Donner la parole aux populations "périphérisées"
Donner la parole aux populations "périphérisées"
An Ansoms est professeure et chercheuse à l’UCLouvain, au sein du Centre d’études du développement. La ruée sur les ressources naturelles et les défis qui en découlent, particulièrement sur le plan humain, sont au centre de ses cours et de ses recherches. Entretien.
Vos recherches portent sur l’accaparement des ressources naturelles. Pourriez-vous nous en dire plus ?
Je travaille beaucoup en Afrique centrale où, avec toute une équipe de chercheurs, on étudie la ruée sur les ressources naturelles, et la façon dont les communautés développent des stratégies de résilience et de résistance face à cette compétition autour des ressources. On cherche à comprendre la façon dont toutes ces ressources naturelles sont interconnectées au sein d'un territoire et sont au cœur d’un vécu non seulement économique, mais surtout aussi social et symbolique. On s’intéresse principalement aux groupes dits "périphérisés", soit des groupes qui sont particulièrement touchés parce que leurs droits historiques sont moins reconnus dans le contexte actuel. Par exemple, des populations autochtones qui ont historiquement vécu dans la forêt et qui ont été poussées au dehors de la forêt au cours des dernières années.
Pourquoi est-ce un sujet intéressant à aborder avec les étudiants ?

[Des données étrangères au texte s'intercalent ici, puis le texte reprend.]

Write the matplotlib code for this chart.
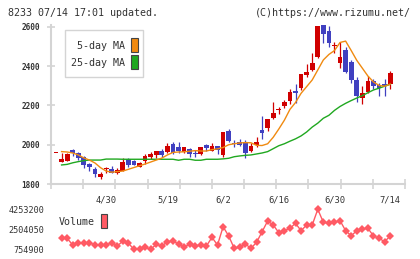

En Occident, on perçoit "les ressources naturelles" comme quelque chose qu’il faut exploiter aussi efficacement que possible, ou comme quelque chose à protéger de manière radicale. On va donc imposer des parcs naturels, protéger telle forêt, sans tenir compte du fait que les façons de concevoir l'interaction entre l'humain et la nature varient en fonction des histoires et des cultures. Les cours sur ce sujet ramènent les étudiants à leur attachement à leur territoire propre, mais aussi à celui de tous les citoyens du monde. Par ailleurs, ces cours permettent de rendre tangibles pour les étudiants les grands enjeux du développement, via l’étude de cas concrets et du vécu de différentes populations. Enfin, dans nos cours, il y a pas mal d'étudiants qui viennent de contextes très différents – y inclus d’autres continents - et donc travailler sur ces enjeux-là permet aussi de ramener leurs expériences en classe. Cet échange est très riche.
Sentez-vous un engouement des jeunes sur ces questions ?
Oui très fortement. Chaque année, les inscriptions à ce type de cours augmentent. Il y a beaucoup d'étudiants qui sont intéressés par la thématique de la transition. Cela fait aussi partie d'un grand projet au sein de notre université, qui attire des étudiants, d'autant plus que nous sommes face à une génération très engagée, qui veut se plonger dans des questionnements par rapport aux enjeux planétaires.
La protection des ressources naturelles est aussi au centre de nombreux projets de développement…
Oui, on constate aujourd'hui une augmentation de l'intérêt porté aux populations touchées, mais qui s’accompagne d’une sorte de "ONGisation" de ces enjeux. C'est-à-dire qu’il y a plein d’ONG qui veulent travailler là-dessus parce qu’on le considère comme un sujet pertinent sur lequel on peut avoir un impact direct. Le problème est que les actions des ONG ne correspondent pas forcément avec ce que ces populations veulent : un siège autour de la table. Les populations "périphérisées" veulent pouvoir sortir de cette périphérie et prendre part aux négociations. C’est ainsi que des populations autochtones peuvent être instrumentalisées dans des jeux de développement, où leurs droits ne sont pas respectés. La façon dont le débat se prononce aujourd'hui, dans le monde de la coopération comme dans le monde scientifique, n'est souvent pas adapté à leurs réalités.
Comment le rendre plus adapté ?
D’abord, il faut se rendre compte que les relations de pouvoir, dans les projets de développement, sont inévitablement inégales. Celui qui vient avec l’argent est souvent perçu comme plus puissant. Il faut donc tenir compte des injustices que cela engendre. Il faut investir des espaces où les gens, y inclus les populations "périphérisées", peuvent remettre en question ce pouvoir, et exposer la façon dont ils vivent ces projets. Je pense que c'est ça, aller vers la décolonisation. C'est oser se mettre dans le déconfort, dans le mal à l'aise. C’est regarder nos privilèges et les déséquilibres en face. C’est avouer qu'ils existent et qu'on ne peut pas simplement faire semblant d’être capables de les faire disparaître. Mais qu’on peut essayer d'y travailler. C’est notre devoir, en tant qu’acteurs de terrain et scientifiques actifs dans le domaine du développement, de remettre en question notre rôle comme nos privilèges, en interaction avec les réalités dans lesquelles nous travaillons.